BFS vs DFS Decision Guide
| Criterion | BFS | DFS |
|---|---|---|
| Shortest path (unweighted) | ✓ Guarantees shortest | ✗ Finds A path, not shortest |
| Level-order processing | ✓ Natural level boundaries | ✗ Requires extra tracking |
| Nearest neighbor | ✓ First found is nearest | ✗ First found is deepest |
| Exhaustive search | ✗ Explores broadly | ✓ Explores all branches |
| Cycle detection | ✗ Needs separate mechanism | ✓ Three-color marking |
| Topological sort | ✗ Needs Kahn’s algorithm (different approach) | ✓ Post-order reverse |
| Memory usage | O(branching^depth) — can be large for wide graphs | O(depth) — better for deep, narrow graphs |
| Path finding in mazes | ✓ Shortest path | ✓ Any path (faster for existence check) |
Rule of thumb: If the problem asks for “minimum,” “shortest,” or “fewest,” reach for BFS. If it asks for “all possible,” “detect cycles,” or “topological order,” reach for DFS.
Interviewer Tips
- State why BFS: “I am choosing BFS because the problem asks for the shortest path in an unweighted graph, and BFS explores vertices in order of increasing distance.” This immediately signals algorithmic maturity.

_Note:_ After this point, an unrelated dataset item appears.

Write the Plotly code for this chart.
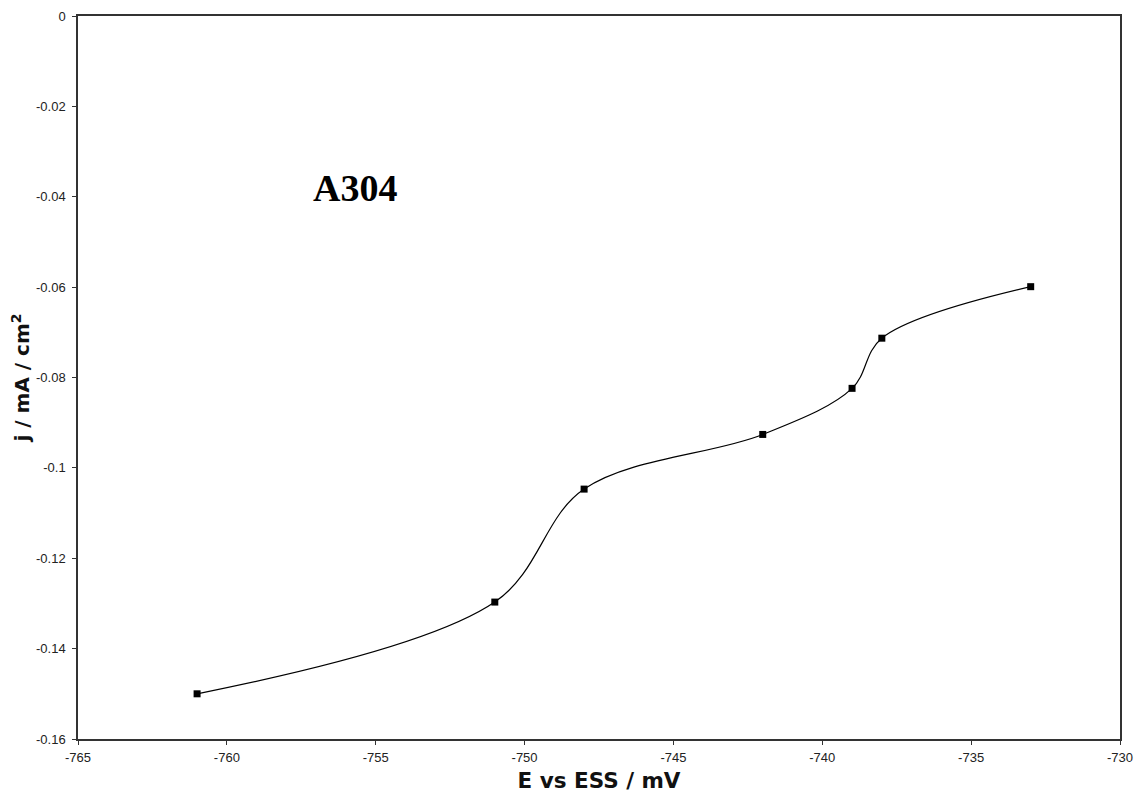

- Watch the visited-marking timing: A common bug is marking vertices as visited when dequeuing instead of when enqueuing. This causes duplicate entries in the queue and can blow up time and space. Always mark on enqueue.
- Know multi-source BFS cold: Rotting Oranges and 01-Matrix appear frequently. The pattern — seed queue with all sources, then run standard BFS — is identical across problems.
- Mention bidirectional BFS as an optimization: Even if you do not implement it fully, saying “we could halve the search space with bidirectional BFS” shows depth.
- 0-1 BFS is a power move: When the interviewer presents a shortest-path problem with weights restricted to 0 and 1, pivoting from “I will use Dijkstra” to “since weights are only 0 and 1, I can use 0-1 BFS with a deque for O(V + E) time” demonstrates strong command of algorithm selection.
- Grid problems: Always clarify whether diagonal movement is allowed (4 vs 8 neighbors) and whether wrapping is possible (toroidal grid). These details change the edge set.